Arriving at the coast of Madagascar, Mission decided this would be the perfect spot to create his new social utopia, and more profoundly, his new law. He named the settlement, Libertatia.   

THE LAW ENCOMPASSES ALL, THERE IS NO NO-MANS LAND, THERE IS NO ESCAPE
Naturally they resumed their usual day to day pirating activities of plundering, drinking and battening down the hatches, however now they were far more socially minded about it. All bounty was shared, all slaves were set free and all were governed by a democratic participatory system of majority rule. “Every man was to enjoy his own opinion, and to pay no respect to that of another ''. In Libertatia, forced conformity was old school baby. Here, laws were made and judged by the people and for the benefit of the people. It all sounds bloody lovely. If you weren’t drinking yourself disabled on a deck chair enjoying the tropical weather, you might be found practising democracy, or just generally enjoying a more direct influence over the legal framework you live by. I’ll drink to that.
 
[Photo by “Sue Winston“]

Unfortunately, running away from the law to go and create your own just isn’t as easy anymore. This is actually the main theme of Pirates of the Caribbean. “The world used to be a bigger place” announces Captain Barbossa. 

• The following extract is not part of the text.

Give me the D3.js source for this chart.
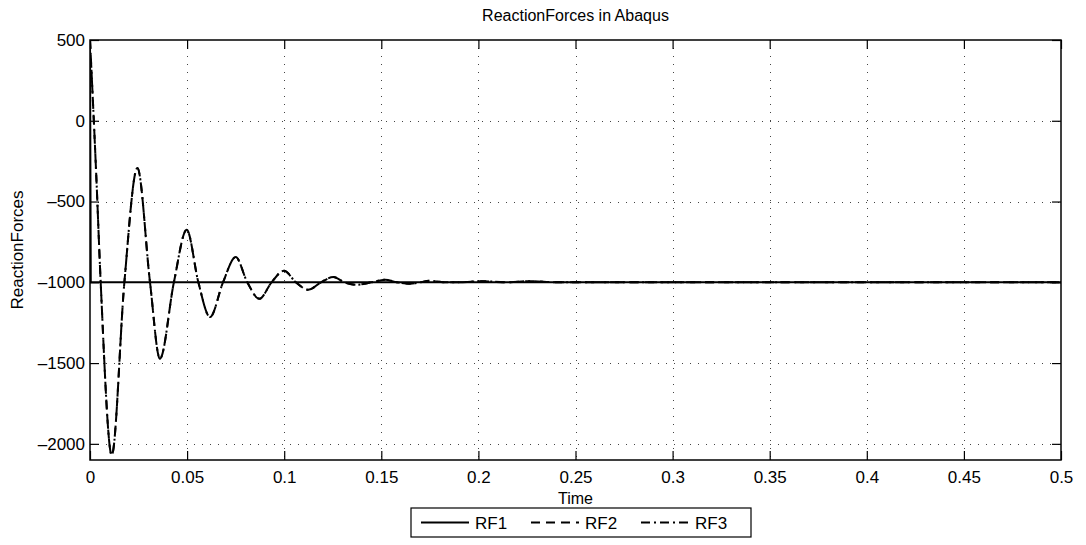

FOOTNOTE: I had initially thought this quote was from pirate Keith Richards (who in the film I believe is some sort of maternal figure to Jack Sparrow), however our editor who is has an unusually shrewd eye for incorrect Pirates of the Caribbean quotes saw that it was in fact a quote from Captain Barbossa. I received 10 bum lashings for this error.    
This sentiment that there is no escape is considered later by Cutler Beckett who declares, “Jack Sparrow is a dying breed, the world is shrinking...the blank edges of the map filled in.” 

As colonial powers expanded and tightened their grip on the world, labourers and sailors of the time would have felt their means of escape and freedom disappearing, and they were right.

These days you can’t just fuck off to nowhere and govern yourself. The law encompasses all, there is no no-mans land, there is no escape. You’re always at the mercy of someone's legal system, whether it's your contract of employment at your workplace, your tenancy agreement at home, or the wider reaching criminal laws of your country. 

I see the romantic notion of abandoning the law to create your own as a lost art, with pirates being the last practitioners. Figures like King Arthur and the Knights of the Round Table, the Three Musketeers, Robin Hood and his Merry Men, and most recently, pirates, embody this idea. I believe pirates represented the final frontier of legal escape and reform, serving as the last resistance against uncontrollable and all-encompassing law.